The Centers involved include ICRISAT, the International Livestock Research Institute (ILRI), the World Agroforestry Centre (ICRAF) and the International Potato Center (CIP), along with EverGreen Agriculture and other programs.
CCAFS collaborates with all these institutes to develop smallholder-friendly practices and tools for adapting to and mitigating a rapidly changing climate.
Strategies to deal with climate variability are particularly needed on the shambas. Shamba Shape Up host Tonny Njuguna says, “All the farmers we visited have commented on the unreliability of the weather.”
For Angela and Joseph, water supply is the main obstacle. The presenters coach them to collect rain from gutters, plant sorghum varieties that thrive on a short rainy season, and add hardy trees to prevent soil erosion.
The techniques are detailed further in free pamphlets that viewers can obtain by sending an SMS message. Over its first 18 months, 70,000 people contacted the show for more information. There’s also a growing social media audience, with 40,000 ‘likes’ on Shamba Shape Up’s Facebook page and almost 3,000 engaged Twitter followers.
Measuring the impacts
The program clearly has people’s attention, but what are the actual impacts? In a 2014 survey by Mediae, the company that produces Shamba Shape Up, 87% of smallholders who watched the series said they had learned something new, and 45% had adopted at least some of the practices demonstrated — most commonly methods for improving soil fertility.
The Africa Enterprise Challenge Fund (AECF), which funded the show’s pilot series, has also sponsored economic impact surveys of the target audience. An AECF study in 2014 (PDF) estimated that in Kenya’s agrarian region more than 400,000 households benefitted from Shamba Shape Up, and the increased income for dairy farmers alone totalled about USD 24 million.
The AECF study called the show “a trusted source of information presented in a format that engages farmers’ interest and emotions, encourages discussion and provides opportunity for follow-up and interaction.” In fact, the study found that Shamba Shape Up is more trusted than other, more conventional sources of information.

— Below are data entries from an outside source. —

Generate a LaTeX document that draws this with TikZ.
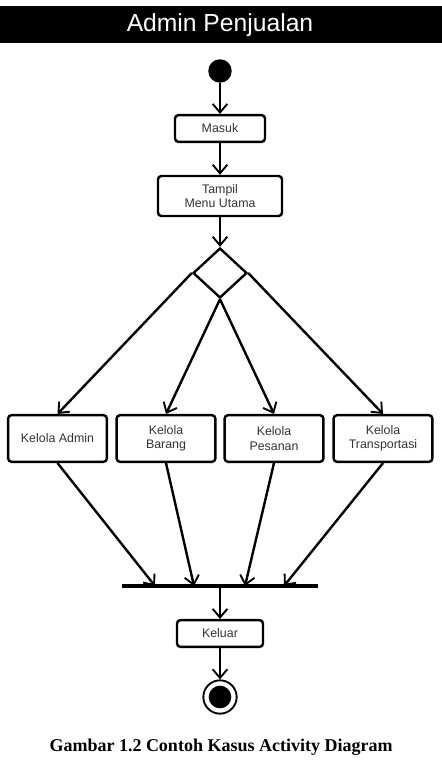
\documentclass[tikz,border=0pt]{standalone}
\usepackage{fontspec}
\setmainfont{Liberation Serif}
\setsansfont{Liberation Sans}
\usetikzlibrary{arrows.meta,positioning,shapes.geometric}

\tikzset{
  act/.style={draw, line width=1.8pt, rounded corners=2.5pt, align=center, inner sep=0pt,
    text=black!80, font=\sffamily\fontsize{9.3}{10.8}\selectfont},
  flow/.style={line width=1.8pt, ->},
}

\begin{document}
\begin{tikzpicture}[x=0.75pt, y=-0.75pt, >={Straight Barb[length=6.5pt,width=11pt,line width=1.4pt]}]
    \useasboundingbox (0,0) rectangle (442,781);
    % title bar
    \fill[black] (0,6) rectangle (442,43);
    \node[text=white, font=\sffamily\fontsize{18.5}{20}\selectfont] (title) at (220,25) {Admin Penjualan};
    % start and actions
    \fill[black] (220,71) circle (8.8pt);
    \node[circle, inner sep=0pt, minimum size=17.6pt] (start) at (220,71) {};
    \node[act, minimum width=67.5pt, minimum height=20pt] (masuk) at (220,128.5) {Masuk};
    \node[act, minimum width=93pt, minimum height=30pt] (menu) at (220,196) {Tampil\\Menu Utama};
    \node[draw, diamond, line width=1.8pt, inner sep=0pt, minimum width=40.5pt, minimum height=37.5pt] (pilih) at (220,273) {};
    \node[act, minimum width=74pt, minimum height=35pt] (admin) at (57.5,438.5) {Kelola Admin};
    \node[act, minimum width=74pt, minimum height=35pt] (barang) at (166,438.5) {Kelola\\Barang};
    \node[act, minimum width=74pt, minimum height=35pt] (pesanan) at (274,438.5) {Kelola\\Pesanan};
    \node[act, minimum width=74pt, minimum height=35pt] (transport) at (383,438.5) {Kelola\\Transportasi};
    % join bar
    \draw[line width=3.2pt] (122,586) coordinate (barL) -- (318,586) coordinate (barR);
    \coordinate (j1) at (155,586);
    \coordinate (j2) at (194,586);
    \coordinate (j3) at (245,586);
    \coordinate (j4) at (284,586);
    \coordinate (jm) at (220,586);
    \node[act, minimum width=64.5pt, minimum height=20pt] (keluar) at (220,633.5) {Keluar};
    \node[circle, draw, line width=1.4pt, minimum size=25pt, inner sep=0pt] (akhir) at (220,697) {};
    \fill[black] (akhir) circle (8.5pt);
    % connectors
    \draw[flow] (start) -- (masuk);
    \draw[flow] (masuk) -- (menu);
    \draw[line width=0.8pt, ->] (menu) -- (pilih.north);
    \draw[flow] (pilih.west) -- (admin.north);
    \draw[flow] (pilih.south) -- (barang.north);
    \draw[flow] (pilih.south) -- (pesanan.north);
    \draw[flow] (pilih.east) -- (transport.north);
    \draw[flow] (admin.south) -- (j1);
    \draw[flow] (barang.south) -- (j2);
    \draw[flow] (pesanan.south) -- (j3);
    \draw[flow] (transport.south) -- (j4);
    \draw[flow] (jm) -- (keluar);
    \draw[flow] (keluar) -- (akhir);
    % caption
    \node[font=\bfseries\fontsize{13.5}{16}\selectfont] (caption) at (221,747) {Gambar 1.2 Contoh Kasus Activity Diagram};
\end{tikzpicture}
\end{document}
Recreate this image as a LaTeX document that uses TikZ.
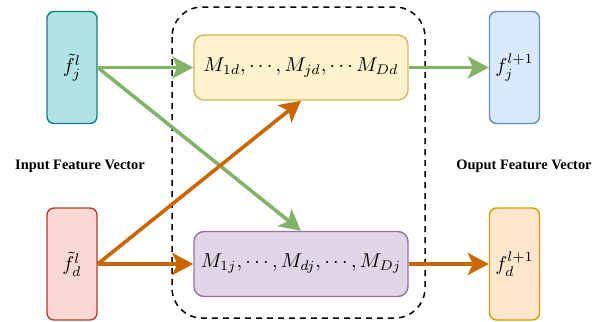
\documentclass[tikz,border=0pt]{standalone}
\usepackage{fontspec}
\newfontfamily\labelfont{Liberation Serif}
\usetikzlibrary{arrows.meta}

\definecolor{tealFill}{HTML}{B0E3E6}
\definecolor{tealLine}{HTML}{0E8088}
\definecolor{redFill}{HTML}{FAD9D5}
\definecolor{redLine}{HTML}{AE4132}
\definecolor{blueFill}{HTML}{DAE8FC}
\definecolor{blueLine}{HTML}{6C8EBF}
\definecolor{orangeFill}{HTML}{FFE6CC}
\definecolor{orangeLine}{HTML}{D79B00}
\definecolor{yellowFill}{HTML}{FFF2CC}
\definecolor{yellowLine}{HTML}{D6B656}
\definecolor{purpleFill}{HTML}{E1D5E7}
\definecolor{purpleLine}{HTML}{9673A6}
\definecolor{greenFlow}{HTML}{82B366}
\definecolor{orangeFlow}{HTML}{CC6600}

\begin{document}
\begin{tikzpicture}[
    x=0.5pt, y=-0.5pt,
    vecbox/.style={draw, line width=0.7pt, rounded corners=3.5pt,
        minimum width=25pt, minimum height=56pt, inner sep=0pt},
    mixbox/.style={draw, line width=0.7pt, rounded corners=5pt,
        minimum width=107pt, minimum height=32.5pt, inner sep=0pt},
    flow/.style={line width=1.8pt,
        -{Stealth[length=10.5pt, width=11pt, inset=2.5pt]}},
    sidelabel/.style={font=\labelfont\bfseries\fontsize{7.2}{8}\selectfont}
]

% Geometry (pixels of the reference)
\def\topRow{67.5}
\def\botRow{264}
\def\inCol{72}
\def\outCol{514.5}
\def\midCol{301}

\useasboundingbox (0,0) rectangle (597,321);

% Layer block
\draw[line width=0.75pt, dash pattern=on 3pt off 2.5pt, rounded corners=15pt]
    (172,7) rectangle (425,318);

% Input vectors
\node[vecbox, fill=tealFill, draw=tealLine] (fjin) at (\inCol,\topRow) {$\tilde{f}_j^{l}$};
\node[vecbox, fill=redFill, draw=redLine] (fdin) at (\inCol,\botRow) {$\tilde{f}_d^{l}$};

% Mixing blocks
\node[mixbox, fill=yellowFill, draw=yellowLine] (mixd) at (\midCol,\topRow)
    {$M_{1d},\cdots,M_{jd},\cdots M_{Dd}$};
\node[mixbox, fill=purpleFill, draw=purpleLine] (mixj) at (\midCol,\botRow)
    {$M_{1j},\cdots,M_{dj},\cdots,M_{Dj}$};

% Output vectors
\node[vecbox, fill=blueFill, draw=blueLine] (fjout) at (\outCol,\topRow) {$f_j^{l+1}$};
\node[vecbox, fill=orangeFill, draw=orangeLine] (fdout) at (\outCol,\botRow) {$f_d^{l+1}$};

% Side labels
\node[sidelabel] (inlabel) at (80,166) {Input Feature Vector};
\node[sidelabel] (outlabel) at (524,166) {Ouput Feature Vector};

% Flows
\draw[flow, greenFlow] (fjin.east) -- (mixd.west);
\draw[flow, greenFlow] (fjin.east) -- (mixj.north);
\draw[flow, orangeFlow] (fdin.east) -- (mixj.west);
\draw[flow, orangeFlow] (fdin.east) -- (mixd.south);
\draw[flow, greenFlow] (mixd.east) -- (fjout.west);
\draw[flow, orangeFlow] (mixj.east) -- (fdout.west);

\end{tikzpicture}
\end{document}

Results like this prove the saying that a picture is worth a thousand words, especially when that picture is beamed out to millions of TVs. Shamba Shape Up’s edutainment programming is powerful encouragement for farmers to try new techniques and improve their livelihoods.
Shamba Shape Up disseminates climate-smart agriculture information and how-to knowledge to millions of smallholders in East Africa. Photo: G. Smith (CIAT)
Case study: “I’ve learned many, many things”
Ann Kavuu is a small-scale farmer and Shamba Shape Up fan in Machakos county, Kenya. She talked to CCAFS staff in 2014 about what she’s taken away from the series:
I’ve learned a lot of things from Shamba Shape Up. Agroforestry, water harvesting, soil conservation—many, many things. I plan to plant more trees, especially trees that can be sold for timber. I’ve started growing one particular species known as Melia. I’ve tried to grow quite a number of them, around 200-plus. I’ve grown a lot of Grevaria trees because I’ve learned of their importance in nitrogen fixing. I happen to be from a place that is very dry, and dry areas have limitations of such nutrients.
My trees are helping my shamba to be different from the others around. Many seasons some people would harvest nothing, but there’s no season when I’ve gone without harvesting. So I believe it is because of these trees that I have grown.